Happy feet are essential for our wellbeing and the basis to avoid leg and back problems. Thus, choosing one’s footwear is an important task not to be taken lightly. At the same time it is a fact that every pair of feet is individually shaped. However – during their lifetime, most people get to know only standard sized shoes, merely taking the length of their feet into consideration. Important factors like width, instep and other individual differences are often neglected.
The foot is a complicated structure of muscles, ligaments, tendons and bones, which need a shoe of the right fit to be able to move freely and in a healthy way inside it. In spite of this, many people are using harmful footwear which prevents their feet from moving freely and causes pain, cramps and even leg and back stiffness.
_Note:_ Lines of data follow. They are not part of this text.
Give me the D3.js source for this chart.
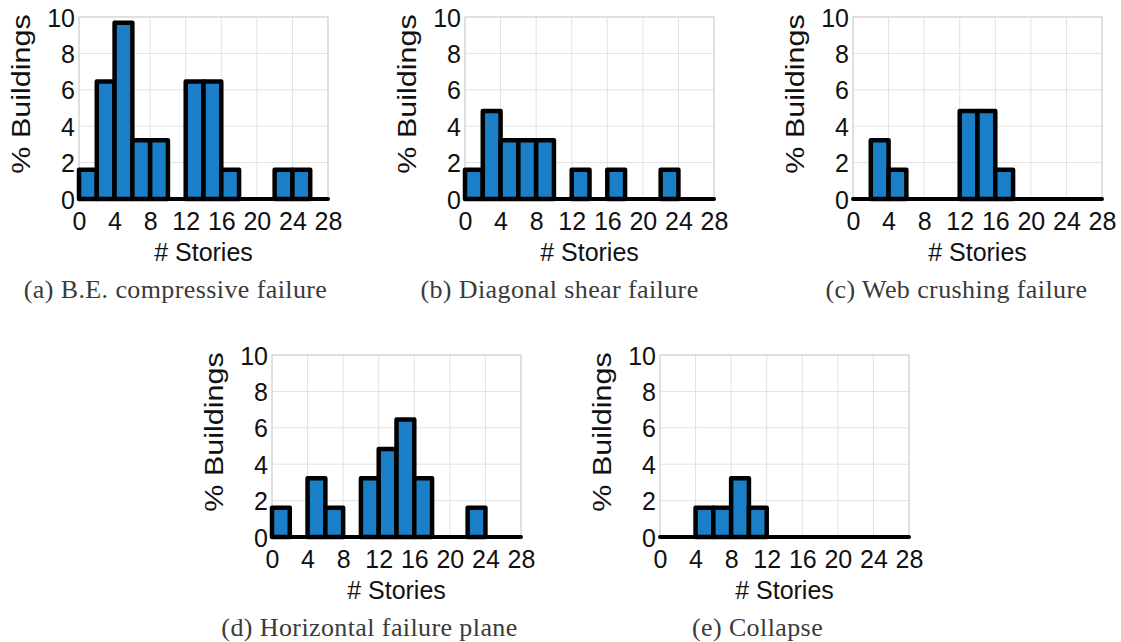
<!DOCTYPE html>
<html><head><meta charset="utf-8">
<script src="https://cdn.jsdelivr.net/npm/d3@7"></script>
<style>body{margin:0;background:#fff}svg{display:block}</style>
</head><body>
<svg id="c" width="1121" height="642"></svg>
<script>
const binEdges = [0,2,4,6,8,10,12,14,16,18,20,22,24,26,28];
const xTicks = [0,4,8,12,16,20,24,28];
const yTicks = [0,2,4,6,8,10];
const seriesA = [1.61,6.45,9.68,3.23,3.23,0,6.45,6.45,1.61,0,0,1.61,1.61,0];
const seriesB = [1.61,4.84,3.23,3.23,3.23,0,1.61,0,1.61,0,0,1.61,0,0];
const seriesC = [0,3.23,1.61,0,0,0,4.84,4.84,1.61,0,0,0,0,0];
const seriesD = [1.61,0,3.23,1.61,0,3.23,4.84,6.45,3.23,0,0,1.61,0,0];
const seriesE = [0,0,1.61,1.61,3.23,1.61,0,0,0,0,0,0,0,0];
const captions = ["(a) B.E. compressive failure","(b) Diagonal shear failure","(c) Web crushing failure","(d) Horizontal failure plane","(e) Collapse"];

const panels = [
  {vals:seriesA, x0:79, top:17, cap:captions[0], capDx:-28},
  {vals:seriesB, x0:465, top:17, cap:captions[1], capDx:-30},
  {vals:seriesC, x0:853, top:17, cap:captions[2], capDx:-21},
  {vals:seriesD, x0:272, top:355, cap:captions[3], capDx:-27},
  {vals:seriesE, x0:660, top:355, cap:captions[4], capDx:-27}
];
const W = 249, H = 182;
const svg = d3.select("#c");
const SANS = "Liberation Sans, Arial, Helvetica, sans-serif";

panels.forEach(p => {
  const g = svg.append("g").attr("transform", `translate(${p.x0},${p.top})`);
  const x = d3.scaleLinear().domain([0,28]).range([0,W]);
  const y = d3.scaleLinear().domain([0,10]).range([H,0]);
  // grid
  g.append("g").selectAll("line").data(xTicks).join("line")
    .attr("x1",d=>x(d)).attr("x2",d=>x(d)).attr("y1",0).attr("y2",H)
    .attr("stroke","#e2e2e2").attr("stroke-width",1);
  g.append("g").selectAll("line").data(yTicks).join("line")
    .attr("x1",0).attr("x2",W).attr("y1",d=>y(d)).attr("y2",d=>y(d))
    .attr("stroke","#e2e2e2").attr("stroke-width",1);
  g.append("rect").attr("x",0).attr("y",0).attr("width",W).attr("height",H)
    .attr("fill","none").attr("stroke","#cfcfcf").attr("stroke-width",1);
  // axes
  const xa = g.append("g").attr("transform",`translate(0,${H})`)
    .call(d3.axisBottom(x).tickValues(xTicks).tickSize(0).tickPadding(0));
  const ya = g.append("g")
    .call(d3.axisLeft(y).tickValues(yTicks).tickSize(0).tickPadding(4));
  [xa,ya].forEach(a=>{
    a.select(".domain").remove();
    a.selectAll("text").attr("font-family",SANS)
      .attr("font-size",25).attr("fill","#111");
  });
  ya.selectAll("text").attr("dy","0.36em");
  xa.selectAll("text").attr("dy",0).attr("y",31);
  // bars
  const bins = p.vals.map((v,i)=>({x0:binEdges[i], x1:binEdges[i+1], v}));
  g.append("g").selectAll("line").data(bins.filter(d=>d.v===0)).join("line")
    .attr("x1",d=>x(d.x0)).attr("x2",d=>x(d.x1)).attr("y1",y(0)).attr("y2",y(0))
    .attr("stroke","#000").attr("stroke-width",4).attr("stroke-linecap","round");
  g.append("g").selectAll("rect").data(bins.filter(d=>d.v>0)).join("rect")
    .attr("x",d=>x(d.x0)).attr("width",d=>x(d.x1)-x(d.x0))
    .attr("y",d=>y(d.v)).attr("height",d=>y(0)-y(d.v))
    .attr("fill","#1a7fc6").attr("stroke","#000").attr("stroke-width",4.5)
    .attr("stroke-linejoin","round");
  // labels
  g.append("text").attr("x",W/2).attr("y",H+62).attr("text-anchor","middle")
    .attr("font-family",SANS).attr("font-size",25)
    .attr("fill","#111").text("# Stories");
  g.append("text").attr("transform",`translate(${-49},${H/2-14}) rotate(-90) scale(1.22,1)`)
    .attr("text-anchor","middle")
    .attr("font-family",SANS).attr("font-size",25)
    .attr("fill","#111").text("% Buildings");
  g.append("text").attr("x",W/2+p.capDx).attr("y",H+99).attr("text-anchor","middle")
    .attr("font-family","Liberation Serif, Times New Roman, serif").attr("font-size",26)
    .attr("letter-spacing","0.4px")
    .attr("fill","#3a3a3a").text(p.cap);
});
</script>
</body></html>
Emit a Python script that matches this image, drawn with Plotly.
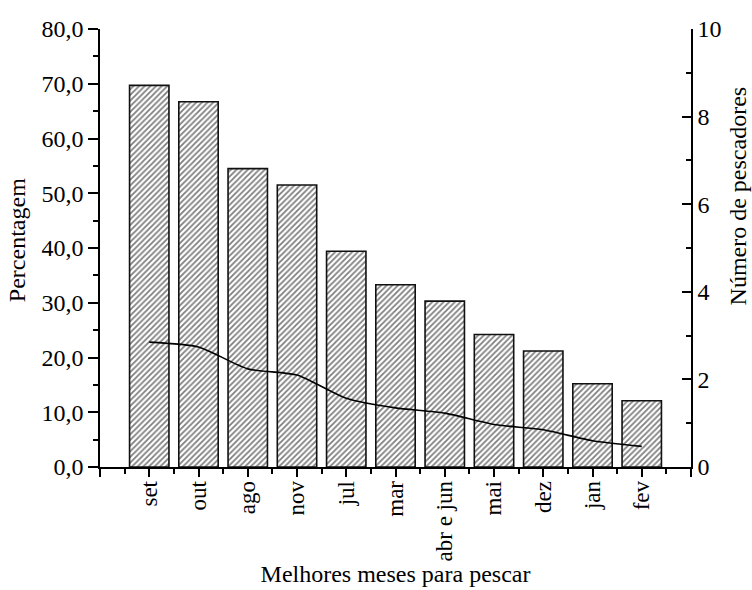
import plotly.graph_objects as go

months = ["set", "out", "ago", "nov", "jul", "mar", "abr e jun", "mai", "dez", "jan", "fev"]
percent = [69.7, 66.7, 54.5, 51.5, 39.4, 33.3, 30.3, 24.2, 21.2, 15.2, 12.1]
fishers = [2.85, 2.74, 2.24, 2.10, 1.57, 1.35, 1.23, 0.97, 0.85, 0.60, 0.47]

n = len(months)
idx = list(range(n))

FONT = "Liberation Serif"
FS = 24

fig = go.Figure()
fig.add_trace(go.Bar(
    x=idx, y=percent, yaxis="y", width=0.8,
    marker=dict(color="white",
                line=dict(color="#111111", width=1.6),
                pattern=dict(shape="/", fgcolor="black", bgcolor="white",
                             size=4, solidity=0.45)),
    showlegend=False,
))
fig.add_trace(go.Scatter(
    x=idx, y=fishers, yaxis="y2", mode="lines",
    line=dict(color="black", width=1.6, shape="spline", smoothing=0.6),
    showlegend=False,
))

fig.update_layout(
    width=752, height=590, autosize=False,
    margin=dict(l=100, r=61, t=29, b=123),
    paper_bgcolor="white", plot_bgcolor="white",
    font=dict(family=FONT, size=FS, color="black"),
    separators=",.",
    bargap=0.2,
    xaxis=dict(
        range=[-1, n],
        automargin=False,
        tickmode="array",
        tickvals=[-1] + idx + [n],
        ticktext=[""] + months + [""],
        tickangle=-90,
        ticklabelstandoff=-5,
        ticks="outside", ticklen=8, tickwidth=1.5, tickcolor="black",
        minor=dict(tickmode="array", tickvals=[i - 0.5 for i in range(n + 1)],
                   ticks="outside", ticklen=5, tickwidth=1.5, tickcolor="black"),
        showline=True, linecolor="black", linewidth=1.6,
        showgrid=False, zeroline=False,
        title=dict(text="Melhores meses para pescar", standoff=0,
                   font=dict(size=FS)),
        tickfont=dict(size=23),
    ),
    yaxis=dict(
        range=[0, 80], dtick=10, tick0=0, tickformat=".1f",
        automargin=False,
        ticks="outside", ticklen=10, tickwidth=1.5, tickcolor="black",
        minor=dict(dtick=5, tick0=0, ticks="outside", ticklen=5,
                   tickwidth=1.5, tickcolor="black"),
        showline=True, linecolor="black", linewidth=1.6,
        showgrid=False, zeroline=False,
        tickfont=dict(size=FS),
    ),
    yaxis2=dict(
        overlaying="y", side="right",
        range=[0, 10], dtick=2, tick0=0,
        automargin=False,
        ticks="inside", ticklen=9, tickwidth=1.5, tickcolor="black",
        minor=dict(dtick=1, tick0=0, ticks="inside", ticklen=5,
                   tickwidth=1.5, tickcolor="black"),
        showline=True, linecolor="black", linewidth=1.6,
        showgrid=False, zeroline=False,
        tickfont=dict(size=FS),
    ),
    annotations=[
        dict(text="Percentagem", textangle=-90, showarrow=False,
             xref="paper", yref="paper", x=-0.1404, y=0.518,
             xanchor="center", yanchor="middle", font=dict(size=FS)),
        dict(text="Número de pescadores", textangle=-90, showarrow=False,
             xref="paper", yref="paper", x=1.0795, y=0.62,
             xanchor="center", yanchor="middle", font=dict(size=FS)),
    ],
)

fig.write_html("out.html")
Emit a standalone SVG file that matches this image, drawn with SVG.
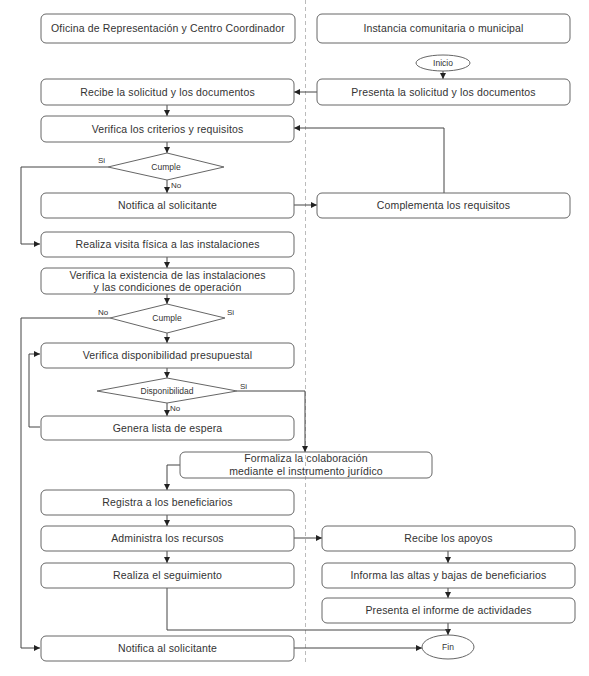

This paradox is the fundament on which Jan P. Myhre has built his working philosophy: Set your feet free!
YOUR SHOE IN THE MAKING
Every person’s feet are individually shaped. Consequently, Myhre hand carves customized lasts for each new customer, initially drawing an outline on paper of your feet to ensure the best basis for the lasts. A good last is essential to obtain both a comfortable fit and an elegant look.
Individually shaped and carefully drawn paper patterns are used as basis for the cutting of the leather pieces, which finally will be the finished upper-leather of the shoe. These patterns are designed with the aid of the shape of the individual lasts.
The various leather pieces are skived and stitched together, incorporating linings and stiffeners. Good closing, more than any single operation, give lasting distinction to the handmade shoe.
Then, the mellowed insole is attached to the bottom of the last. The upper-leather is pulled over the lasts (lasted) and all necessary linings and stiffeners are sewn in with the welt. The sole is stitched to the welt and the heel is built up piece by piece. The last is then removed from the shoe and the insole is smoothened out and covered with a sock. Finally, the dressed upper leather is polished.